YOUR OBJECTIVE:
Reproduce the listing below exactly, beginning with its first line and ending with the line that holds "const b_DE_err = [38, 40, 40, 40, 40];"; pictures are not part of the copy.

GIVEN DATA:

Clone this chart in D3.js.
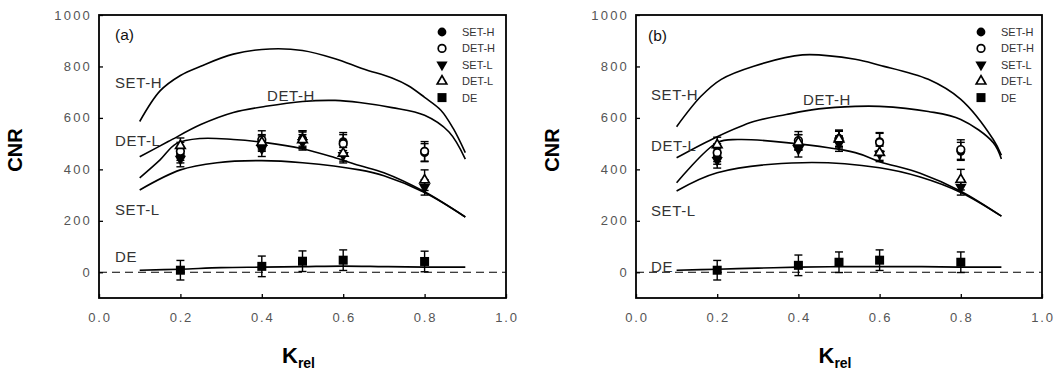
<!DOCTYPE html>
<html><head><meta charset="utf-8">
<script src="https://cdn.jsdelivr.net/npm/d3@7"></script>
<style>body{margin:0;background:#fff}svg{display:block}</style>
</head><body>
<svg id="c" width="1055" height="373"></svg>
<script>
// ---------- data ----------
const xTicks = [0.0, 0.2, 0.4, 0.6, 0.8, 1.0];
const yTicks = [0, 200, 400, 600, 800, 1000];
const seriesNames = ["SET-H", "DET-H", "SET-L", "DET-L", "DE"];
const xPts = [0.2, 0.4, 0.5, 0.6, 0.8];

// panel (a) measured points
const a_SETH = [455, 500, 520, 508, 465];
const a_SETH_err = [30, 30, 30, 35, 35];
const a_DETH = [470, 515, 515, 500, 470];
const a_DETH_err = [35, 35, 30, 35, 38];
const a_SETL = [440, 480, 505, 455, 330];
const a_SETL_err = [30, 30, 30, 30, 30];
const a_DETL = [492, 505, 515, 462, 358];
const a_DETL_err = [30, 30, 35, 30, 40];
const a_DE = [8, 23, 43, 47, 42];
const a_DE_err = [38, 40, 40, 40, 40];

// panel (b) measured points
const b_SETH = [450, 505, 520, 508, 470];
const b_SETH_err = [30, 30, 30, 35, 35];
const b_DETH = [465, 512, 518, 505, 477];
const b_DETH_err = [35, 35, 30, 35, 38];
const b_SETL = [435, 478, 500, 460, 330];
const b_SETL_err = [30, 30, 30, 30, 30];
const b_DETL = [495, 505, 518, 465, 360];
const b_DETL_err = [30, 30, 35, 30, 40];
const b_DE = [8, 27, 39, 47, 39];
const b_DE_err = [38, 40, 40, 40, 40];

// theoretical curves panel (a)
const a_cSETH_x = [0.1, 0.15, 0.2, 0.25, 0.33, 0.42, 0.5, 0.58, 0.65, 0.72, 0.76, 0.8, 0.84, 0.87, 0.9];
const a_cSETH_y = [586, 705, 765, 801, 848, 868, 862, 830, 790, 755, 725, 680, 630, 560, 465];
const a_cDETH_x = [0.1, 0.17, 0.25, 0.33, 0.41, 0.5, 0.58, 0.64, 0.72, 0.8, 0.86, 0.9];
const a_cDETH_y = [449, 508, 574, 621, 645, 664, 668, 660, 640, 610, 545, 440];
const a_cDETL_x = [0.1, 0.15, 0.19, 0.25, 0.33, 0.41, 0.5, 0.58, 0.64, 0.7, 0.8, 0.9];
const a_cDETL_y = [367, 437, 500, 520, 516, 504, 480, 445, 415, 387, 313, 215];
const a_cSETL_x = [0.1, 0.2, 0.29, 0.4, 0.5, 0.64, 0.7, 0.8, 0.9];
const a_cSETL_y = [320, 398, 426, 434, 426, 398, 375, 310, 215];
const a_cDE_x = [0.1, 0.2, 0.3, 0.4, 0.5, 0.6, 0.7, 0.8, 0.9];
const a_cDE_y = [8, 12, 18, 20, 22, 24, 22, 20, 20];

// theoretical curves panel (b)
const b_cSETH_x = [0.1, 0.16, 0.21, 0.29, 0.41, 0.54, 0.6, 0.72, 0.8, 0.88, 0.9];
const b_cSETH_y = [566, 684, 750, 801, 845, 828, 805, 750, 672, 516, 455];
const b_cDETH_x = [0.1, 0.2, 0.29, 0.37, 0.45, 0.54, 0.6, 0.72, 0.8, 0.88, 0.9];
const b_cDETH_y = [445, 527, 586, 613, 635, 645, 645, 625, 594, 504, 440];
const b_cDETL_x = [0.1, 0.2, 0.25, 0.37, 0.54, 0.6, 0.7, 0.8, 0.9];
const b_cDETL_y = [348, 504, 516, 504, 465, 430, 385, 315, 218];
const b_cSETL_x = [0.1, 0.2, 0.41, 0.6, 0.7, 0.8, 0.9];
const b_cSETL_y = [316, 387, 426, 406, 370, 310, 218];
const b_cDE_x = [0.1, 0.2, 0.3, 0.4, 0.5, 0.6, 0.7, 0.8, 0.9];
const b_cDE_y = [8, 12, 16, 20, 22, 22, 22, 20, 20];

// ---------- drawing ----------
const svg = d3.select("#c");
const font = "Arial, 'Liberation Sans', sans-serif";

const panels = [
  {tag: "(a)", left: 99, right: 506,
   pts: [[a_SETH, a_SETH_err], [a_DETH, a_DETH_err], [a_SETL, a_SETL_err], [a_DETL, a_DETL_err], [a_DE, a_DE_err]],
   curves: [[a_cSETH_x, a_cSETH_y], [a_cDETH_x, a_cDETH_y], [a_cDETL_x, a_cDETL_y], [a_cSETL_x, a_cSETL_y], [a_cDE_x, a_cDE_y]],
   labels: [["SET-H", 115, 88], ["DET-H", 267, 101], ["DET-L", 115, 146], ["SET-L", 115, 215], ["DE", 115, 262]],
   tagPos: [115, 40], legX: 442},
  {tag: "(b)", left: 636, right: 1042,
   pts: [[b_SETH, b_SETH_err], [b_DETH, b_DETH_err], [b_SETL, b_SETL_err], [b_DETL, b_DETL_err], [b_DE, b_DE_err]],
   curves: [[b_cSETH_x, b_cSETH_y], [b_cDETH_x, b_cDETH_y], [b_cDETL_x, b_cDETL_y], [b_cSETL_x, b_cSETL_y], [b_cDE_x, b_cDE_y]],
   labels: [["SET-H", 651, 100], ["DET-H", 803, 105], ["DET-L", 651, 151], ["SET-L", 651, 216], ["DE", 651, 272]],
   tagPos: [648, 41], legX: 981}
];

const plotTop = 15, plotBottom = 298;

function marker(g, type, x, y) {
  if (type === 0) { // filled circle
    g.append("circle").attr("cx", x).attr("cy", y).attr("r", 4.4).attr("fill", "#000");
  } else if (type === 1) { // open circle
    g.append("circle").attr("cx", x).attr("cy", y).attr("r", 3.8).attr("fill", "#fff").attr("stroke", "#000").attr("stroke-width", 1.7);
  } else if (type === 2) { // filled down triangle
    g.append("path").attr("d", d3.symbol(d3.symbolTriangle, 55)()).attr("transform", `translate(${x},${y}) rotate(180)`).attr("fill", "#000");
  } else if (type === 3) { // open up triangle
    g.append("path").attr("d", d3.symbol(d3.symbolTriangle, 40)()).attr("transform", `translate(${x},${y})`).attr("fill", "#fff").attr("stroke", "#000").attr("stroke-width", 1.7);
  } else { // filled square
    g.append("rect").attr("x", x - 4.5).attr("y", y - 4.5).attr("width", 9).attr("height", 9).attr("fill", "#000");
  }
}

panels.forEach(p => {
  const x = d3.scaleLinear().domain([0, 1]).range([p.left, p.right]);
  const y = d3.scaleLinear().domain([-100, 1000]).range([plotBottom, plotTop]);
  const g = svg.append("g");

  // dashed zero line
  g.append("line").attr("x1", x(0)).attr("x2", x(1)).attr("y1", y(0)).attr("y2", y(0))
    .attr("stroke", "#000").attr("stroke-width", 1.2).attr("stroke-dasharray", "8,5");

  // curves
  const line = d3.line().x(d => x(d[0])).y(d => y(d[1])).curve(d3.curveCatmullRom.alpha(0.5));
  p.curves.forEach(c => {
    const data = c[0].map((v, i) => [v, c[1][i]]);
    g.append("path").attr("d", line(data)).attr("fill", "none").attr("stroke", "#000").attr("stroke-width", 1.6);
  });

  // points with error bars
  p.pts.forEach(s => {
    const vals = s[0], errs = s[1];
    vals.forEach((v, i) => {
      const cx = x(xPts[i]);
      const y1 = y(v + errs[i]), y2 = y(v - errs[i]);
      g.append("line").attr("x1", cx).attr("x2", cx).attr("y1", y1).attr("y2", y2).attr("stroke", "#000").attr("stroke-width", 1.4);
      [y1, y2].forEach(yy => g.append("line").attr("x1", cx - 4).attr("x2", cx + 4).attr("y1", yy).attr("y2", yy).attr("stroke", "#000").attr("stroke-width", 1.4));
    });
  });
  p.pts.forEach((s, k) => {
    s[0].forEach((v, i) => marker(g, k, x(xPts[i]), y(v)));
  });

  // frame
  g.append("rect").attr("x", p.left).attr("y", plotTop).attr("width", p.right - p.left).attr("height", plotBottom - plotTop)
    .attr("fill", "none").attr("stroke", "#000").attr("stroke-width", 1.8);

  // axes ticks (inward)
  const xa = g.append("g").attr("transform", `translate(0,${plotBottom})`)
    .call(d3.axisTop(x).tickValues(xTicks).tickSize(4).tickFormat(""));
  xa.select(".domain").remove();
  xa.selectAll("line").attr("stroke-width", 1.3);
  const ya = g.append("g").attr("transform", `translate(${p.left},0)`)
    .call(d3.axisRight(y).tickValues(yTicks).tickSize(4).tickFormat(""));
  ya.select(".domain").remove();
  ya.selectAll("line").attr("stroke-width", 1.3);

  // tick labels
  xTicks.forEach(t => g.append("text").attr("x", x(t) + 1).attr("y", 322).attr("text-anchor", "middle")
    .attr("font-family", font).attr("font-size", 13).attr("letter-spacing", 1.8).attr("fill", "#555").text(d3.format(".1f")(t)));
  yTicks.forEach(t => g.append("text").attr("x", p.left - 7).attr("y", y(t) + 4.5).attr("text-anchor", "end")
    .attr("font-family", font).attr("font-size", 13).attr("letter-spacing", 2.2).attr("fill", "#555").text(t));

  // axis titles
  const cxp = (p.left + p.right) / 2;
  const xt = g.append("text").attr("x", cxp - 4).attr("y", 363).attr("text-anchor", "middle")
    .attr("font-family", font).attr("font-weight", "bold").attr("fill", "#000");
  xt.append("tspan").attr("font-size", 22).text("K");
  xt.append("tspan").attr("font-size", 14).attr("dy", 5).text("rel");
  g.append("text").attr("transform", `translate(${p.left - 77},${150}) rotate(-90)`).attr("text-anchor", "middle")
    .attr("font-family", font).attr("font-weight", "bold").attr("font-size", 20).attr("fill", "#000").text("CNR");

  // curve labels
  p.labels.forEach(l => g.append("text").attr("x", l[1]).attr("y", l[2]).attr("font-family", font)
    .attr("font-size", 15).attr("letter-spacing", 0.6).attr("fill", "#333").text(l[0]));
  g.append("text").attr("x", p.tagPos[0]).attr("y", p.tagPos[1]).attr("font-family", font)
    .attr("font-size", 15.5).attr("fill", "#111").text(p.tag);

  // legend
  seriesNames.forEach((n, k) => {
    const ly = 32 + k * 16.4;
    marker(g, k, p.legX, ly);
    g.append("text").attr("x", p.legX + 20).attr("y", ly + 4).attr("font-family", font)
      .attr("font-size", 11).attr("fill", "#333").text(n);
  });
});
</script>
</body></html>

ANSWER BELOW:
Clone this chart in D3.js.
<!DOCTYPE html>
<html><head><meta charset="utf-8">
<script src="https://cdn.jsdelivr.net/npm/d3@7"></script>
<style>body{margin:0;background:#fff}svg{display:block}</style>
</head><body>
<svg id="c" width="1055" height="373"></svg>
<script>
// ---------- data ----------
const xTicks = [0.0, 0.2, 0.4, 0.6, 0.8, 1.0];
const yTicks = [0, 200, 400, 600, 800, 1000];
const seriesNames = ["SET-H", "DET-H", "SET-L", "DET-L", "DE"];
const xPts = [0.2, 0.4, 0.5, 0.6, 0.8];

// panel (a) measured points
const a_SETH = [455, 500, 520, 508, 465];
const a_SETH_err = [30, 30, 30, 35, 35];
const a_DETH = [470, 515, 515, 500, 470];
const a_DETH_err = [35, 35, 30, 35, 38];
const a_SETL = [440, 480, 505, 455, 330];
const a_SETL_err = [30, 30, 30, 30, 30];
const a_DETL = [492, 505, 515, 462, 358];
const a_DETL_err = [30, 30, 35, 30, 40];
const a_DE = [8, 23, 43, 47, 42];
const a_DE_err = [38, 40, 40, 40, 40];

// panel (b) measured points
const b_SETH = [450, 505, 520, 508, 470];
const b_SETH_err = [30, 30, 30, 35, 35];
const b_DETH = [465, 512, 518, 505, 477];
const b_DETH_err = [35, 35, 30, 35, 38];
const b_SETL = [435, 478, 500, 460, 330];
const b_SETL_err = [30, 30, 30, 30, 30];
const b_DETL = [495, 505, 518, 465, 360];
const b_DETL_err = [30, 30, 35, 30, 40];
const b_DE = [8, 27, 39, 47, 39];
const b_DE_err = [38, 40, 40, 40, 40];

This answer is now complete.